Saturday, September 06, 2008

BREAKFAST WITH TRAVIS BICKLE

I walked down Hollywood boulevard the other day, from Vine all the way past Highland.

I moved to Los Angeles when I was 19. But before that, when I was 13 I ran away from home and came out to Orange County. I often describe this portion of my life as "Breakfast with Travis Bickle."

One of the reasons I disliked the movie Pretty Woman so much was that it was almost verbatim the daydream I had when I ran away. I was going to be walking down Hollywood boulevard and Richard Gere was going to see me and fall in love with me and whisk me away to his castle in the sky, or Beverly Hills. (And my fantasy was Richard Gere exactly, because of his role in American Gigilo.)

But the reality is much more Robert deNiro in Taxi Driver. And Jodie Foster is well represented in reality, with Julie Roberts the fantasy that keeps her enchanted and trapped. (One thing I struggle with is releasing my inner Iris -Foster's character- and her influence over my life.)

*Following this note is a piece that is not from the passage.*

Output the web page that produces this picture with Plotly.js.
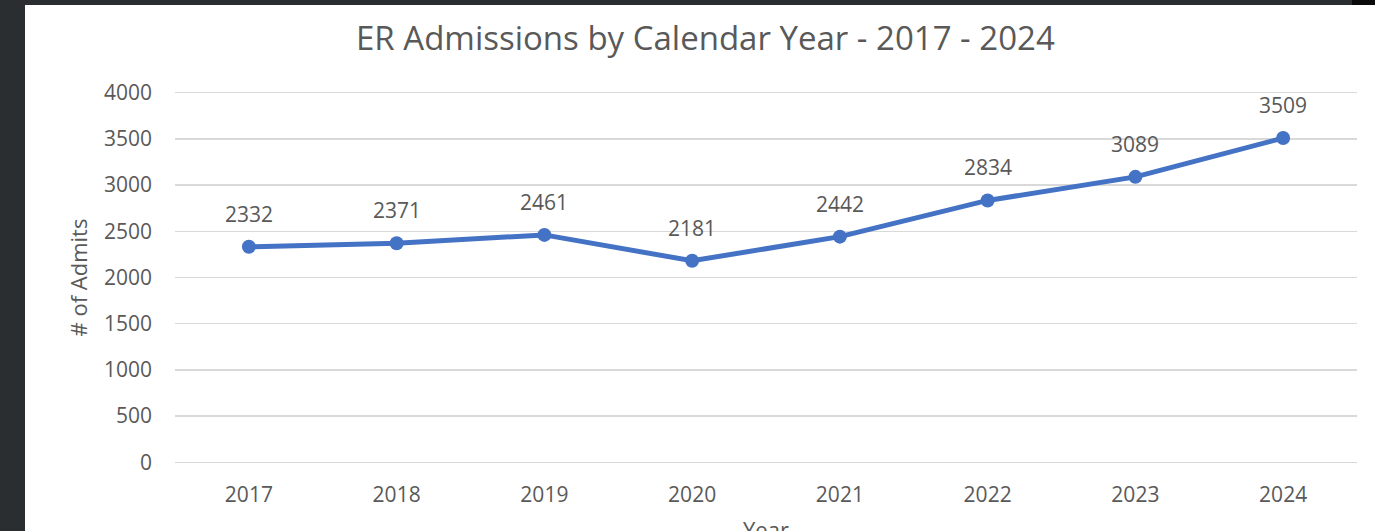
<!DOCTYPE html>
<html>
<head>
<meta charset="utf-8">
<script src="https://cdn.plot.ly/plotly-3.0.1.min.js"></script>
<style>
  html, body { margin: 0; padding: 0; width: 1375px; height: 531px; overflow: hidden; background: #2b2e31; }
  #topbar { position: absolute; left: 1352px; top: 0; width: 23px; height: 5px; background: #0a0a0a; }
  #chart { position: absolute; left: 25px; top: 5px; width: 1350px; height: 526px; }
</style>
</head>
<body>
<div id="topbar"></div>
<div id="chart"></div>
<script>
const years = ['2017', '2018', '2019', '2020', '2021', '2022', '2023', '2024'];
const admits = [2332, 2371, 2461, 2181, 2442, 2834, 3089, 3509];
const yTicks = [0, 500, 1000, 1500, 2000, 2500, 3000, 3500, 4000];

const FONT = 'Open Sans, Noto Sans, sans-serif';
const GREY = '#595959';

const trace = {
  x: years,
  y: admits,
  type: 'scatter',
  mode: 'lines+markers',
  line: { color: '#4472C4', width: 5 },
  marker: { color: '#4472C4', size: 14 },
  hoverinfo: 'x+y'
};

const labels = years.map((yr, i) => ({
  x: i, y: admits[i], xref: 'x', yref: 'y',
  text: String(admits[i]), showarrow: false,
  yshift: 33, font: { family: FONT, size: 21, color: GREY }
}));

labels.push({
  text: 'Year', xref: 'paper', yref: 'paper', x: 0.5, y: 0,
  yshift: -63, yanchor: 'middle', showarrow: false,
  font: { family: FONT, size: 22, color: GREY }
});

const layout = {
  width: 1350, height: 526,
  margin: { l: 150, r: 18, t: 84, b: 65 },
  paper_bgcolor: '#ffffff', plot_bgcolor: '#ffffff',
  showlegend: false,
  title: {
    text: 'ER Admissions by Calendar Year - 2017 - 2024',
    font: { family: FONT, size: 33, color: GREY },
    xref: 'container', yref: 'container', x: 0.504, y: 0.937,
    xanchor: 'center', yanchor: 'middle'
  },
  xaxis: {
    type: 'category',
    range: [-0.5, 7.5],
    showgrid: false, zeroline: false, showline: false,
    ticks: '', ticklabelstandoff: 14,
    tickfont: { family: FONT, size: 21, color: GREY },
    fixedrange: true
  },
  yaxis: {
    range: [-40, 4040],
    tickvals: yTicks, ticktext: yTicks.map(String),
    showgrid: true, gridcolor: '#d9d9d9', gridwidth: 1.5,
    zeroline: false, showline: false,
    ticks: '', ticklabelstandoff: 22,
    tickfont: { family: FONT, size: 21, color: GREY },
    title: { text: '# of Admits', standoff: 10, font: { family: FONT, size: 22, color: GREY } },
    fixedrange: true
  },
  annotations: labels
};

Plotly.newPlot('chart', [trace], layout, { displayModeBar: false, staticPlot: true });
</script>
</body>
</html>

But even the Jodie Foster's don't inhabit Hollywood boulevard. You can buy a street girl's wardrobe on HollyStarFucker Boulevard, but you won't find the street girl herself for another mile or so down Highland, at Santa Monica.

Hollywood Boulevard is comatose. Gentrification has created a strange dead zone from Vine to Las Palmas. The paraphenalia and the wig and stripper shoe and slutty lingerie boutiques are neglected and deserted. Half the sidewalks are covered in construction scaffolding. The greasy pizza places are disappearing.

So were all the squats in abandoned derelict buildings, and the ignored spaces that street people inhabit. Even the new condos and Frederick's new location weren't enough. I was nostalgic for the sleazy enterprises that used to feed off the tourists and the commuter gatherings waiting at the bus stops.

(So, perhaps the subway may have something to do with the change?)

Highland was hopping with tourists that had come all the way to California to sit at a Starbucks and shop at a Skecher's. I was torn between pride that finally Hollywood Boulevard was getting some attention and renovation, and the feeling that soon we would be living in a world so homogenized you would not be able to tell one city from the next.

I passed several ghosts, including a little girl from the mid-west 29 years ago. And, at the corner of Las Palmas, not too far from the Scientologists, I saw a greatly aged Travis Bickle, pausing to light a cigarette.

He nodded at me absently when we made eye contact, and then seeing me truly, stared surprised, that our paths should ever cross again.

I wanted to tell him that he was not a saviour, and that he did not rescue me. He was going to snap in the middle of someone's scenario, and that mine had just been the best for him. A scenario where he was a vigilante hero, instead of a psychopathic assasin.

I wanted him to know that I knew. That I was on to him.

But instead I stopped and said hi, and asked him to meet me at Denny's for breakfast one morning soon. We both knew that we would never see each other again, but it was the right way to end things, to pretend that we would.

...
TOODLE ON!!!

1 comment:

texlahoma said...

I like the way you talk. I'm not much of a reader but when I read your stuff, I'm there for a second, I see it. Some of it even went over my head but it didn't matter. Anyway, keep on writing.